Das Bundessozialgericht (BSG) positionierte sich in einer aktuellen Entscheidung (Urt. v. 19.10.2021, BSG – B 12 R 1/21 R) zur Sozialversicherungspflichtigkeit einer externen ärztlichen Vertretung in einer Berufsausübungsgemeinschaft (BAG). Hiernach sind die BAGs verpflichtet Sozialbeiträge für ärztliche Vertretungen abzuführen, sofern diese in die Arbeitsorganisation der BAG eingegliedert sind und kein nennenswertes unternehmerisches Risiko tragen.
Ursprünglich geklagt hatten eine Gemeinschaftspraxis und deren ärztliche Vertretung gegen einen Bescheid der Rentenversicherung, der die ärztliche Vertretung als abhängig beschäftigt einstufte und entsprechende Sozialversicherungsbeiträge von den Inhabern der Gemeinschaftspraxis einforderte. Die ärztliche Vertretung war eigentlich als Oberärztin in einer nahegelegenen Klinik angestellt, übernahm jedoch während ihrer Elternzeit die Urlaubs- und Krankheitsvertretungen in der Gemeinschaftspraxis. Zu ihren Aufgaben gehörten die Durchführung von endoskopischen Untersuchungen sowie das Verfassen von Befundberichten und die Empfehlung von geeigneten Therapiemöglichkeiten. Für die ärztliche Vertretung in der Gemeinschaftspraxis verfügte die betreffende Ärztin über eine eigene Berufshaftpflichtversicherung. Eine eigenständige Abrechnung der Ärztin mit der Kassenärztlichen Vereinigung (KV) erfolgte nicht. Sie erhielt pro Vertretungsstunde eine Vergütung in Höhe von 180,00 €.

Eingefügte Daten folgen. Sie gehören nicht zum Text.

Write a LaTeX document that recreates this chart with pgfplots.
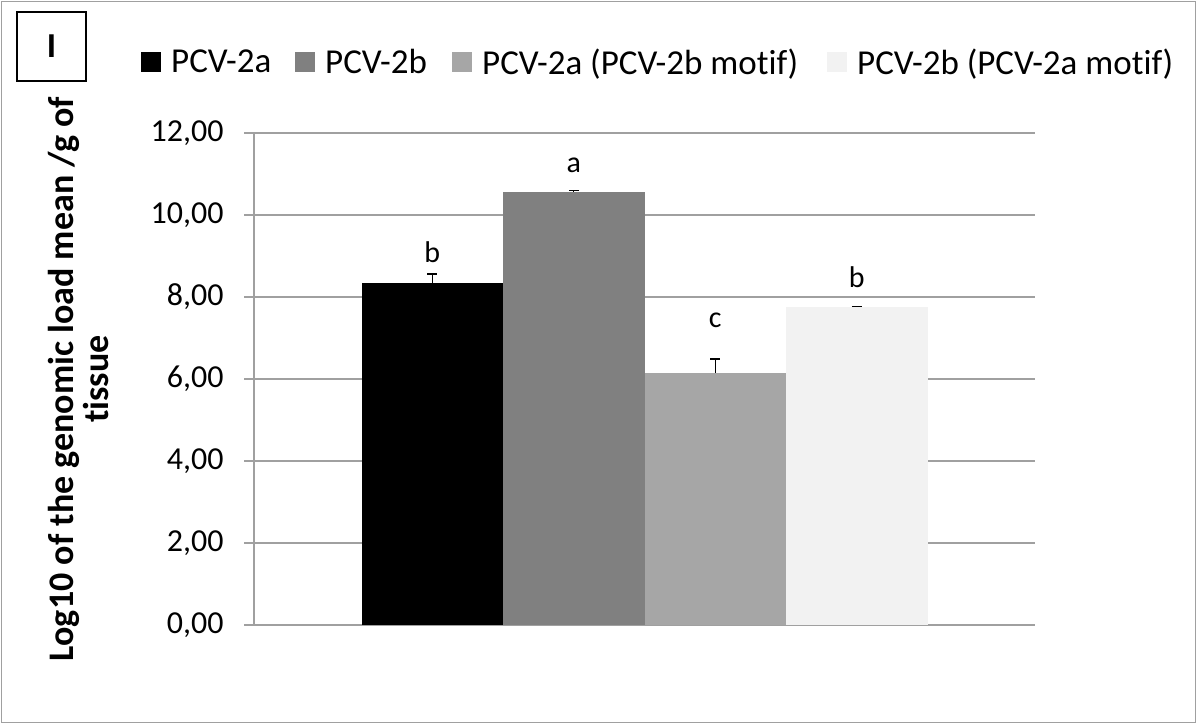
\documentclass[border=0pt]{standalone}
\usepackage{fontspec}
\setmainfont{Carlito}[Ligatures=NoCommon]
\usepackage{pgfplots}
\pgfplotsset{compat=1.18}
\definecolor{gridgray}{RGB}{160,160,160}
\definecolor{barB}{RGB}{128,128,128}
\definecolor{barC}{RGB}{166,166,166}
\definecolor{barD}{RGB}{242,242,242}
\begin{document}
\begin{tikzpicture}[x=1pt,y=1pt]
\useasboundingbox (0,0) rectangle (1197,724);
\draw[gridgray, line width=1.5pt] (1.5,1.5) rectangle (1195.5,722.5);
\draw[black, line width=2pt] (17,643) rectangle (86,712);
\node[font=\fontsize{35}{40}\selectfont\bfseries] at (51.5,677.5) {I};
\begin{axis}[
  at={(254pt,99pt)}, anchor=south west,
  scale only axis, width=781pt, height=492pt,
  xmin=-1, xmax=1, ymin=0, ymax=12,
  ytick={0,2,...,12},
  xtick=\empty,
  ybar=0pt, bar width=141.5pt,
  axis lines*=left,
  axis line style={gridgray, line width=1.5pt},
  ymajorgrids, grid style={gridgray, line width=1.5pt},
  tick align=outside, major tick length=10pt,
  tick style={gridgray, line width=1.5pt},
  y tick label style={font=\fontsize{32}{36}\selectfont, xshift=-17pt},
  /pgf/number format/.cd, fixed, fixed zerofill, precision=2, use comma, assume math mode=true,
  /pgfplots/.cd,
  ylabel={Log10 of the genomic load mean /g of\\tissue},
  ylabel style={at={(axis description cs:-0.2250,0.5)}, anchor=center, align=center,
    font=\fontsize{36}{35}\selectfont\bfseries},
  legend style={at={(axis description cs:-0.1447,1.1443)}, anchor=west, draw=none, fill=none,
    legend columns=4, font=\fontsize{35}{40}\selectfont, inner sep=0pt,
    nodes={inner sep=0pt},
    /tikz/every odd column/.append style={column sep=10pt},
    /tikz/every even column/.append style={column sep=0pt}},
  legend image code/.code={\fill[#1] (0pt,-10pt) rectangle (20pt,10pt);},
  error bars/y dir=plus, error bars/y explicit,
  error bars/error mark options={black, line width=1.3pt, mark size=5pt, rotate=90},
  error bars/error bar style={black, line width=1.3pt},
]
\addplot[fill=black, draw=none] coordinates {(0,8.34) +- (0,0.22)};
\addplot[fill=barB, draw=none] coordinates {(0,10.57) +- (0,0.03)};
\addplot[fill=barC, draw=none] coordinates {(0,6.15) +- (0,0.34)};
\addplot[fill=barD, draw=none] coordinates {(0,7.76) +- (0,0.01)};
\legend{\makebox[124pt][l]{PCV-2a},\makebox[127pt][l]{PCV-2b},\makebox[345pt][l]{PCV-2a (PCV-2b motif)},PCV-2b (PCV-2a motif)}
\node[font=\fontsize{30}{34}\selectfont, inner sep=0pt] at (axis cs:0,9.105) [xshift=-212.25pt] {b};
\node[font=\fontsize{30}{34}\selectfont, inner sep=0pt] at (axis cs:0,11.22) [xshift=-70.75pt] {a};
\node[font=\fontsize{30}{34}\selectfont, inner sep=0pt] at (axis cs:0,7.44) [xshift=70.75pt] {c};
\node[font=\fontsize{30}{34}\selectfont, inner sep=0pt] at (axis cs:0,8.495) [xshift=212.25pt] {b};
\end{axis}
\end{tikzpicture}
\end{document}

Nach Ansicht der Rentenversicherung war die Ärztin abhängig beschäftigt, da sie im Rahmen ihrer Vertretung nicht den Platz eines Praxisinhabers eingenommen habe und somit kein eigenes unternehmerisches Risiko getragen habe. Zudem seien die übrigen Inhaber der BAG ihr gegenüber weisungsbefugt gewesen. Die vertretende Ärztin und die Inhaber der Gemeinschaftspraxis bestritten eine abhängige Beschäftigung, indem sie betonten, dass die Ärztin ihre Therapieentscheidungen frei von Weisungen treffe und volle Budgetverantwortung besitze. Weiterhin verwiesen sie auf die eigene Regresspflicht der Vertretungsärztin. Das Sozialgericht Frankfurt a. M. gab dem Vorbringen der Klägerseite erstinstanzlich statt.
Das BSG hingegen stellte sich auf den Standpunkt, dass die ärztliche Vertretung in dieser konkreten Ausgestaltung eine abhängige Beschäftigung darstelle. Zwar sei es grundsätzlich richtig, dass eine Ärztin in Ausübung ihres Berufes bezüglich der Therapieentscheidungen nicht weisungsgebunden sei, allerdings könne die Weisungsgebundenheit in anderer Form vorliegen. Die ärztliche Vertretung war eng in die Abläufe und die Organisation der Praxis eingebunden. Weiterhin habe sie eng mit dem Personal der Gemeinschaftspraxis zusammengearbeitet. Ein Eintritt in die Rechtsstellung des zu vertretenden Praxisinhabers sei ebenfalls nicht erfolgt. Auch sei von der ärztlichen Vertretung keinerlei unternehmerisches Risiko getragen worden, da ihre Vergütung unabhängig von den Abrechnungen mit der KV erfolgte.
Bedeutung für die Praxis: Die Entscheidung des BSG war in keinem Fall überraschend. Bereits die frühere Rechtsprechung des BSG zu Honorarärzten in Medizinischen Versorgungszentren (MVZ) war ähnlich lautend. Für die BAG in der Praxis bedeutet die Entscheidung zusätzlichen bürokratischen Aufwand und eine Verpflichtung, für externe ärztliche Vertretungen Sozialversicherungsbeiträge abführen zu müssen.